Mai, A. and Kantzas, A.

DOI: 10.2118/134247-PA
CIPC 2008-156; SPE 134247; CIM 2008-156 presented at the 59th Annual Technical Meeting of the Petroleum Society held in Calgary, June 17-19, 2008;
Journal of Canadian Petroleum Technology, 49(03), March 2010, Pages 44-50


At the conclusion of primary heavy oil production, significant volumes of oil still remain in the reservoir under depleted reservoir pressure. Waterfloods are often considered for additional oil recovery. It is accepted that conventional oil waterflooding theory is not applicable for heavy oil. However, there is a lack of understanding of how waterfloods should perform in these reservoirs, particularly after water breakthrough. In this study, waterfloods were performed at multiple rates in cores containing heavy oil and connate water. In some cores, oil was initially free of solution gas, and waterfloods were a primary recovery process. In other cores, waterfloods were performed after primary production. Experiments were performed in linear systems for a high-viscosity oil (11,500 mPa·s at 23°C), at different injection rates. The influence of viscous and capillary forces is studied in primary vs. secondary recovery systems. A common misconception is that capillary forces are negligible in heavy oil; however, this work shows that these forces are significant, and that water imbibition after water breakthrough can lead to improved oil recovery in both primary and secondary waterfloods.

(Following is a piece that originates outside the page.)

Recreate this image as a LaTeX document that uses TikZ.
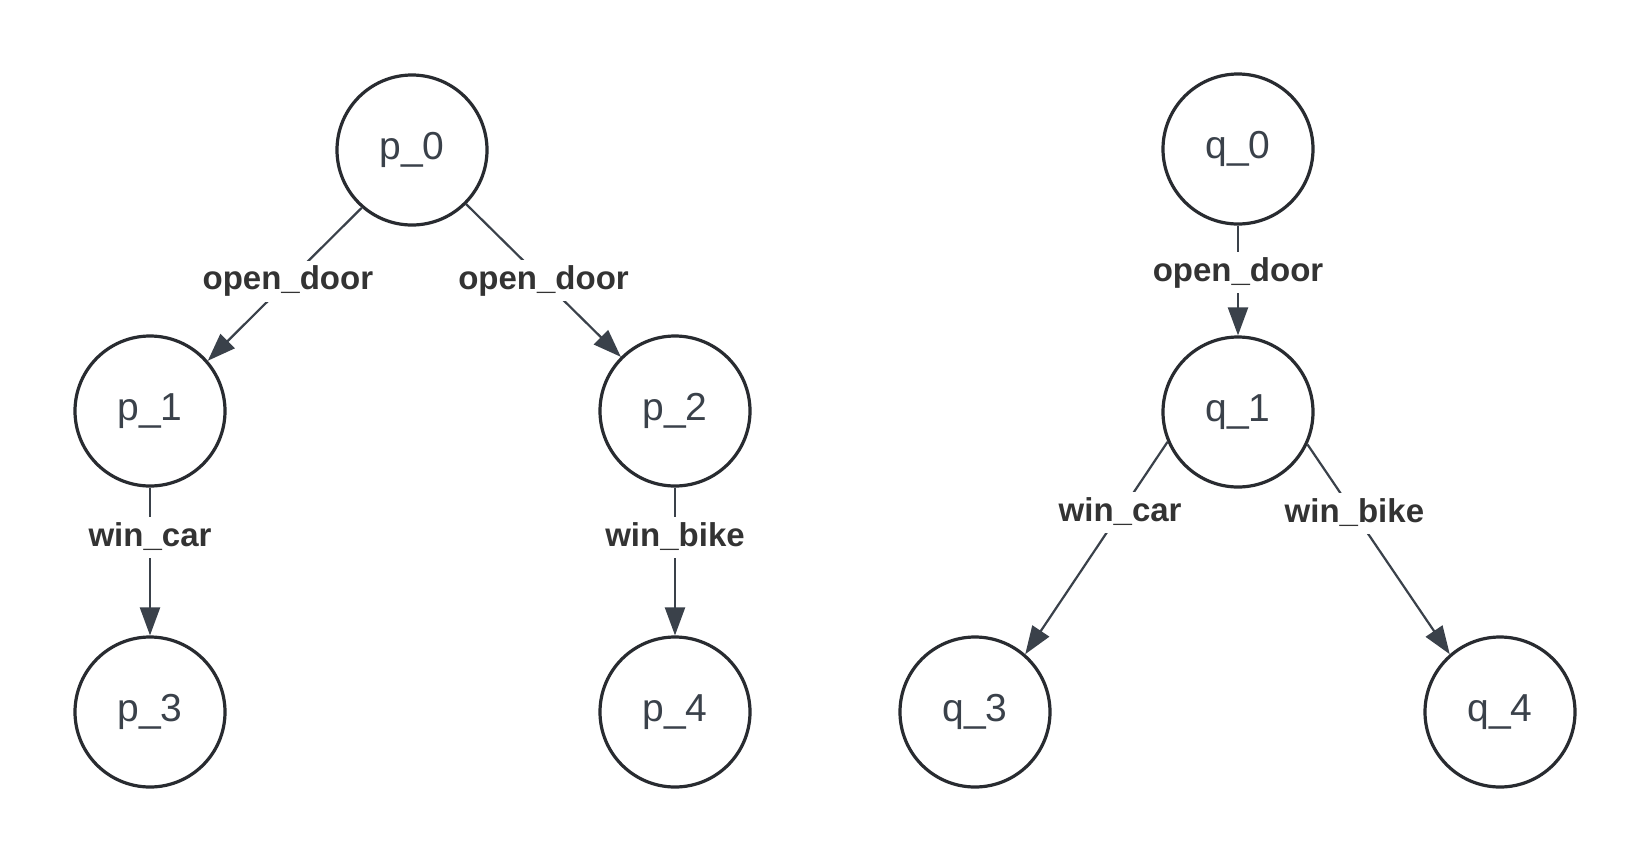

The Canadian deposits of heavy oil and bitumen are some of the largest in the world. Recent estimates by the Alberta Energy and Utilities Board(1) suggest that this resource could exceed 270 billion m³ in Alberta alone, with a significant portion of this oil located in reservoirs where energy-intensive thermal operations will not be economic. Heavy oil is a special class of this unconventional oil, which has viscosity ranging from 50 – 50,000 mPa·s (cp) and low API gravity. Heavy oil reservoirs are often high-porosity, high-permeability, unconsolidated sand deposits. Permeability of the sand averages in the range of 3D, but oil does not flow easily because of its high viscosity(2). The oil may contain dissolved solution gas at initial conditions; thus, a fraction of the oil can be recovered through solution gas drive. Primary production can recover around 5% of the oil in place(1), leaving significant oil volumes in the reservoir for potential secondary recovery.

Waterflooding is a common technique for secondary oil recovery in conventional oil reservoirs. In heavy oil systems, the extremely high oil viscosities lead to adverse mobility ratio conditions; thus, water will tend to “finger?? through the oil, and recoveries are expected to be extremely low(3,4). Despite the poor recoveries predicted theoretically, there have been numerous reports of heavy oil waterfloods performed in the literature(5-8). All of these studies report poor sweep efficiencies and low overall recovery. However, it is significant that in all cases some oil was still recovered, despite the highly adverse mobility ratios in the waterfloods.